_Written task_
Images should be left out, and everything else in the listing reproduced exactly.

_Raw data_

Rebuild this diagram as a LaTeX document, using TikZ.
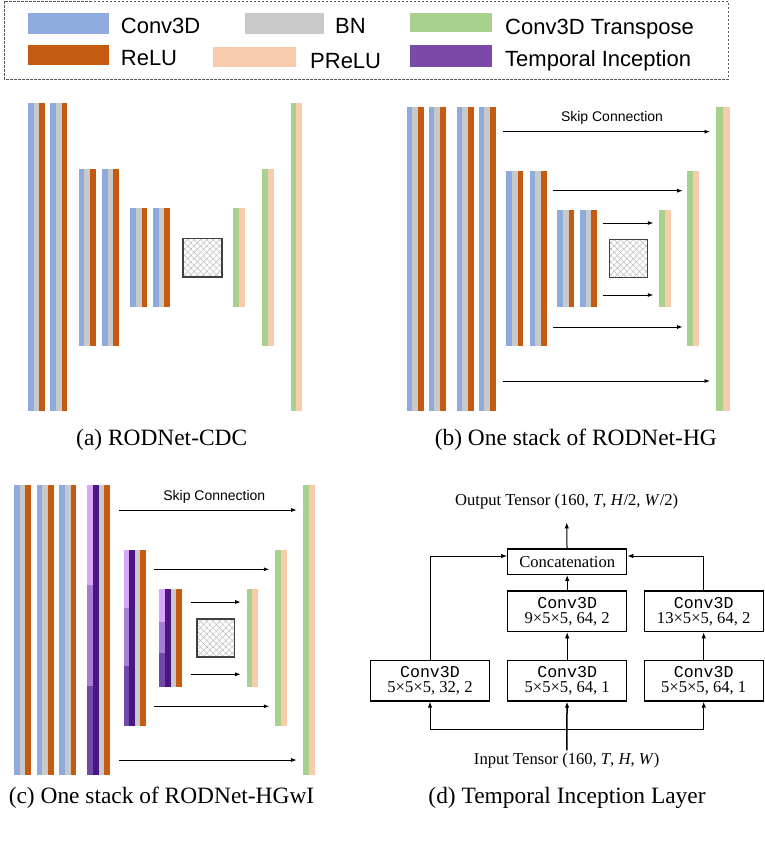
\documentclass[tikz,border=0pt]{standalone}
\usepackage{fontspec}
\setmainfont{Liberation Serif}
\setsansfont{Liberation Sans}
\setmonofont{Liberation Mono}
\usetikzlibrary{arrows.meta,patterns.meta}
\definecolor{convblue}{HTML}{8FAADC}
\definecolor{bngray}{HTML}{C9C9C9}
\definecolor{reluorange}{HTML}{C55A11}
\definecolor{preluorange}{HTML}{F8CBAD}
\definecolor{transgreen}{HTML}{A9D18E}
\definecolor{tipurple}{HTML}{7A49A9}
\definecolor{tidark}{HTML}{4B1682}
\definecolor{tilight}{HTML}{D7A8FA}
\definecolor{timid}{HTML}{A77DD6}
\definecolor{tilow}{HTML}{7148AB}

\newcommand\layer[5][5.6]{\foreach \col [count=\i from 0] in {#5}
  \fill[\col] ({#2+\i*#1},#3) rectangle ({#2+\i*#1+#1},#4);}
\newcommand\conv[3]{\layer{#1}{#2}{#3}{convblue,bngray,reluorange}}
\newcommand\deconv[4][5.6]{\layer[#1]{#2}{#3}{#4}{transgreen,preluorange}}
\newcommand\tinc[6][5.6]{\fill[tilight] (#2,#3) rectangle ({#2+#1},#4);
  \fill[timid] (#2,#4) rectangle ({#2+#1},#5);
  \fill[tilow] (#2,#5) rectangle ({#2+#1},#6);
  \layer[#1]{#2+#1}{#3}{#6}{tidark,bngray,reluorange}}
\newcommand\hatchbox[4]{\fill[pattern={Lines[angle=45,distance=4.5pt,line width=0.5pt]},pattern color=gray!55] (#1,#2) rectangle (#3,#4);
  \fill[pattern={Lines[angle=-45,distance=4.5pt,line width=0.5pt]},pattern color=gray!55] (#1,#2) rectangle (#3,#4);
  \draw[line width=1.2pt,black!75] (#1,#2) rectangle (#3,#4);}

\begin{document}
\begin{tikzpicture}[x=1pt,y=-1pt,
  skip/.style={-{Latex[length=5.5pt,width=4pt]},line width=0.9pt},
  flow/.style={-{Latex[length=6pt,width=4.5pt]},line width=1pt},
  box/.style={draw,line width=1.2pt,minimum width=119pt,minimum height=40.7pt,align=center,inner sep=0pt,font=\fontsize{16.6}{15}\selectfont},
  legtext/.style={font=\sffamily\fontsize{22}{22}\selectfont,anchor=base west,inner sep=0pt},
  skiptext/.style={font=\sffamily\fontsize{14}{14}\selectfont,inner sep=0pt},
  tensor/.style={font=\fontsize{16.6}{18}\selectfont,inner sep=2pt},
  subcap/.style={font=\fontsize{23.4}{24}\selectfont,anchor=base,inner sep=0pt}]
\useasboundingbox (0,0) rectangle (764,841);

\draw[black!65,line width=0.8pt,dash pattern=on 2.5pt off 1.5pt] (4,1) rectangle (728,79);
\fill[convblue] (28.3,12.7) rectangle (109.3,34);
\fill[bngray] (245,12.7) rectangle (324,34);
\fill[transgreen] (410,12.7) rectangle (492.3,32.3);
\fill[reluorange] (28.3,45) rectangle (109.3,65);
\fill[preluorange] (213.3,46.7) rectangle (295.7,66.7);
\fill[tipurple] (410,45) rectangle (492.3,66.7);
\node[legtext] (leg-conv) at (120.7,33.3) {Conv3D};
\node[legtext] (leg-bn) at (335,33.3) {BN};
\node[legtext] (leg-trans) at (505,34.5) {Conv3D Transpose};
\node[legtext] (leg-relu) at (120.7,65) {ReLU};
\node[legtext] (leg-prelu) at (310,68.3) {PReLU};
\node[legtext] (leg-ti) at (505,66.7) {Temporal Inception};

\conv{28}{103.3}{411} \conv{50.3}{103.3}{411}
\conv{78.7}{169}{345.7} \conv{102}{169}{345.7}
\conv{130.3}{208}{306.7} \conv{153}{208}{306.7}
\hatchbox{183}{238.7}{222}{277}
\deconv{233.3}{208}{306.7}
\deconv{262.3}{169}{345.7}
\deconv{290.7}{103.3}{411}
\node[subcap] (cap-a) at (161.7,445.3) {(a) RODNet-CDC};

\conv{406.7}{106.7}{411} \conv{428.7}{106.7}{411}
\conv{456.7}{106.7}{411} \conv{478.7}{106.7}{411}
\conv{506.3}{171}{345.7} \conv{529.7}{171}{345.7}
\conv{557.3}{210.3}{307.3} \conv{580}{210.3}{307.3}
\hatchbox{609.3}{239.7}{647.3}{277.7}
\deconv{659.3}{210.3}{307.3}
\deconv{687.3}{171}{345.7}
\deconv[7]{716}{106.7}{411}
\node[skiptext] (skip-b) at (612,118.3) {Skip Connection};
\foreach \n/\a/\b/\y in {1/502.7/710/131.7,2/553.3/682.7/190.7,3/603.3/653.3/223,
  4/603.3/653.3/295,5/553.3/682.7/327,6/502.7/710/381}{
  \coordinate (b-s\n) at (\a,\y);
  \coordinate (b-e\n) at (\b,\y);
  \draw[skip] (b-s\n) -- (b-e\n);
}
\node[subcap] (cap-b) at (575.8,445.3) {(b) One stack of RODNet-HG};

\conv{14}{485}{775} \conv{36.7}{485}{775} \conv{59.3}{485}{775}
\tinc{87.3}{485}{585}{685.7}{775}
\tinc[5.4]{124}{550.3}{608.3}{665.7}{725.7}
\tinc{159.3}{589}{621.7}{653.3}{686.7}
\hatchbox{197}{619}{234.7}{657}
\deconv{246.7}{589}{686.7}
\deconv[6]{274.7}{550.3}{725.7}
\deconv{303.3}{485}{775}
\node[skiptext] (skip-c) at (214.3,496.7) {Skip Connection};
\foreach \n/\a/\b/\y in {1/119/296.7/510,2/154.3/269.3/569.3,3/190.7/240.7/602,
  4/190.7/240.7/674.3,5/154.3/269.3/706.3,6/119/296.7/760}{
  \coordinate (c-s\n) at (\a,\y);
  \coordinate (c-e\n) at (\b,\y);
  \draw[skip] (c-s\n) -- (c-e\n);
}
\node[subcap] (cap-c) at (161.5,803) {(c) One stack of RODNet-HGwI};

\node[tensor] (out) at (566.7,501.7) {Output Tensor (160, \textit{T}, \textit{H}/2, \textit{W}/2)};
\node[box,minimum height=25.3pt] (cat) at (567.2,561.7) {Concatenation};
\node[box] (k9) at (567.2,611.3) {\texttt{Conv3D}\\9×5×5, 64, 2};
\node[box] (k13) at (703.7,611.3) {\texttt{Conv3D}\\13×5×5, 64, 2};
\node[box] (k5a) at (430,680.7) {\texttt{Conv3D}\\5×5×5, 32, 2};
\node[box] (k5b) at (567.2,680.7) {\texttt{Conv3D}\\5×5×5, 64, 1};
\node[box] (k5c) at (703.7,680.7) {\texttt{Conv3D}\\5×5×5, 64, 1};
\node[tensor] (in) at (566.7,760) {Input Tensor (160, \textit{T}, \textit{H}, \textit{W})};
\coordinate (bus-l) at (430,729.3);
\coordinate (bus-r) at (703.7,729.3);
\draw[flow] (cat) -- ([yshift=-11pt]out.south);
\draw[flow] (k9) -- (cat);
\draw[flow] (k5b) -- (k9);
\draw[flow] (k5c) -- (k13);
\draw[flow] (k5a.north) |- ([yshift=5.7pt]cat.west);
\draw[flow] (k13.north) |- ([yshift=5.7pt]cat.east);
\draw[line width=1pt] (bus-l) -- (bus-r);
\draw[flow] (bus-l) -- (k5a);
\draw[flow] (bus-r) -- (k5c);
\draw[flow,line width=1.5pt] (in) -- (k5b);
\node[subcap] (cap-d) at (567,803) {(d) Temporal Inception Layer};
\end{tikzpicture}
\end{document}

_The solution_
Rebuild this diagram as a LaTeX document, using TikZ.
\documentclass[tikz,border=0pt]{standalone}
\usepackage{fontspec}
\setmainfont{Liberation Serif}
\setsansfont{Liberation Sans}
\setmonofont{Liberation Mono}
\usetikzlibrary{arrows.meta,patterns.meta}
\definecolor{convblue}{HTML}{8FAADC}
\definecolor{bngray}{HTML}{C9C9C9}
\definecolor{reluorange}{HTML}{C55A11}
\definecolor{preluorange}{HTML}{F8CBAD}
\definecolor{transgreen}{HTML}{A9D18E}
\definecolor{tipurple}{HTML}{7A49A9}
\definecolor{tidark}{HTML}{4B1682}
\definecolor{tilight}{HTML}{D7A8FA}
\definecolor{timid}{HTML}{A77DD6}
\definecolor{tilow}{HTML}{7148AB}

\newcommand\layer[5][5.6]{\foreach \col [count=\i from 0] in {#5}
  \fill[\col] ({#2+\i*#1},#3) rectangle ({#2+\i*#1+#1},#4);}
\newcommand\conv[3]{\layer{#1}{#2}{#3}{convblue,bngray,reluorange}}
\newcommand\deconv[4][5.6]{\layer[#1]{#2}{#3}{#4}{transgreen,preluorange}}
\newcommand\tinc[6][5.6]{\fill[tilight] (#2,#3) rectangle ({#2+#1},#4);
  \fill[timid] (#2,#4) rectangle ({#2+#1},#5);
  \fill[tilow] (#2,#5) rectangle ({#2+#1},#6);
  \layer[#1]{#2+#1}{#3}{#6}{tidark,bngray,reluorange}}
\newcommand\hatchbox[4]{\fill[pattern={Lines[angle=45,distance=4.5pt,line width=0.5pt]},pattern color=gray!55] (#1,#2) rectangle (#3,#4);
  \fill[pattern={Lines[angle=-45,distance=4.5pt,line width=0.5pt]},pattern color=gray!55] (#1,#2) rectangle (#3,#4);
  \draw[line width=1.2pt,black!75] (#1,#2) rectangle (#3,#4);}

\begin{document}
\begin{tikzpicture}[x=1pt,y=-1pt,
  skip/.style={-{Latex[length=5.5pt,width=4pt]},line width=0.9pt},
  flow/.style={-{Latex[length=6pt,width=4.5pt]},line width=1pt},
  box/.style={draw,line width=1.2pt,minimum width=119pt,minimum height=40.7pt,align=center,inner sep=0pt,font=\fontsize{16.6}{15}\selectfont},
  legtext/.style={font=\sffamily\fontsize{22}{22}\selectfont,anchor=base west,inner sep=0pt},
  skiptext/.style={font=\sffamily\fontsize{14}{14}\selectfont,inner sep=0pt},
  tensor/.style={font=\fontsize{16.6}{18}\selectfont,inner sep=2pt},
  subcap/.style={font=\fontsize{23.4}{24}\selectfont,anchor=base,inner sep=0pt}]
\useasboundingbox (0,0) rectangle (764,841);

\draw[black!65,line width=0.8pt,dash pattern=on 2.5pt off 1.5pt] (4,1) rectangle (728,79);
\fill[convblue] (28.3,12.7) rectangle (109.3,34);
\fill[bngray] (245,12.7) rectangle (324,34);
\fill[transgreen] (410,12.7) rectangle (492.3,32.3);
\fill[reluorange] (28.3,45) rectangle (109.3,65);
\fill[preluorange] (213.3,46.7) rectangle (295.7,66.7);
\fill[tipurple] (410,45) rectangle (492.3,66.7);
\node[legtext] (leg-conv) at (120.7,33.3) {Conv3D};
\node[legtext] (leg-bn) at (335,33.3) {BN};
\node[legtext] (leg-trans) at (505,34.5) {Conv3D Transpose};
\node[legtext] (leg-relu) at (120.7,65) {ReLU};
\node[legtext] (leg-prelu) at (310,68.3) {PReLU};
\node[legtext] (leg-ti) at (505,66.7) {Temporal Inception};

\conv{28}{103.3}{411} \conv{50.3}{103.3}{411}
\conv{78.7}{169}{345.7} \conv{102}{169}{345.7}
\conv{130.3}{208}{306.7} \conv{153}{208}{306.7}
\hatchbox{183}{238.7}{222}{277}
\deconv{233.3}{208}{306.7}
\deconv{262.3}{169}{345.7}
\deconv{290.7}{103.3}{411}
\node[subcap] (cap-a) at (161.7,445.3) {(a) RODNet-CDC};

\conv{406.7}{106.7}{411} \conv{428.7}{106.7}{411}
\conv{456.7}{106.7}{411} \conv{478.7}{106.7}{411}
\conv{506.3}{171}{345.7} \conv{529.7}{171}{345.7}
\conv{557.3}{210.3}{307.3} \conv{580}{210.3}{307.3}
\hatchbox{609.3}{239.7}{647.3}{277.7}
\deconv{659.3}{210.3}{307.3}
\deconv{687.3}{171}{345.7}
\deconv[7]{716}{106.7}{411}
\node[skiptext] (skip-b) at (612,118.3) {Skip Connection};
\foreach \n/\a/\b/\y in {1/502.7/710/131.7,2/553.3/682.7/190.7,3/603.3/653.3/223,
  4/603.3/653.3/295,5/553.3/682.7/327,6/502.7/710/381}{
  \coordinate (b-s\n) at (\a,\y);
  \coordinate (b-e\n) at (\b,\y);
  \draw[skip] (b-s\n) -- (b-e\n);
}
\node[subcap] (cap-b) at (575.8,445.3) {(b) One stack of RODNet-HG};

\conv{14}{485}{775} \conv{36.7}{485}{775} \conv{59.3}{485}{775}
\tinc{87.3}{485}{585}{685.7}{775}
\tinc[5.4]{124}{550.3}{608.3}{665.7}{725.7}
\tinc{159.3}{589}{621.7}{653.3}{686.7}
\hatchbox{197}{619}{234.7}{657}
\deconv{246.7}{589}{686.7}
\deconv[6]{274.7}{550.3}{725.7}
\deconv{303.3}{485}{775}
\node[skiptext] (skip-c) at (214.3,496.7) {Skip Connection};
\foreach \n/\a/\b/\y in {1/119/296.7/510,2/154.3/269.3/569.3,3/190.7/240.7/602,
  4/190.7/240.7/674.3,5/154.3/269.3/706.3,6/119/296.7/760}{
  \coordinate (c-s\n) at (\a,\y);
  \coordinate (c-e\n) at (\b,\y);
  \draw[skip] (c-s\n) -- (c-e\n);
}
\node[subcap] (cap-c) at (161.5,803) {(c) One stack of RODNet-HGwI};

\node[tensor] (out) at (566.7,501.7) {Output Tensor (160, \textit{T}, \textit{H}/2, \textit{W}/2)};
\node[box,minimum height=25.3pt] (cat) at (567.2,561.7) {Concatenation};
\node[box] (k9) at (567.2,611.3) {\texttt{Conv3D}\\9×5×5, 64, 2};
\node[box] (k13) at (703.7,611.3) {\texttt{Conv3D}\\13×5×5, 64, 2};
\node[box] (k5a) at (430,680.7) {\texttt{Conv3D}\\5×5×5, 32, 2};
\node[box] (k5b) at (567.2,680.7) {\texttt{Conv3D}\\5×5×5, 64, 1};
\node[box] (k5c) at (703.7,680.7) {\texttt{Conv3D}\\5×5×5, 64, 1};
\node[tensor] (in) at (566.7,760) {Input Tensor (160, \textit{T}, \textit{H}, \textit{W})};
\coordinate (bus-l) at (430,729.3);
\coordinate (bus-r) at (703.7,729.3);
\draw[flow] (cat) -- ([yshift=-11pt]out.south);
\draw[flow] (k9) -- (cat);
\draw[flow] (k5b) -- (k9);
\draw[flow] (k5c) -- (k13);
\draw[flow] (k5a.north) |- ([yshift=5.7pt]cat.west);
\draw[flow] (k13.north) |- ([yshift=5.7pt]cat.east);
\draw[line width=1pt] (bus-l) -- (bus-r);
\draw[flow] (bus-l) -- (k5a);
\draw[flow] (bus-r) -- (k5c);
\draw[flow,line width=1.5pt] (in) -- (k5b);
\node[subcap] (cap-d) at (567,803) {(d) Temporal Inception Layer};
\end{tikzpicture}
\end{document}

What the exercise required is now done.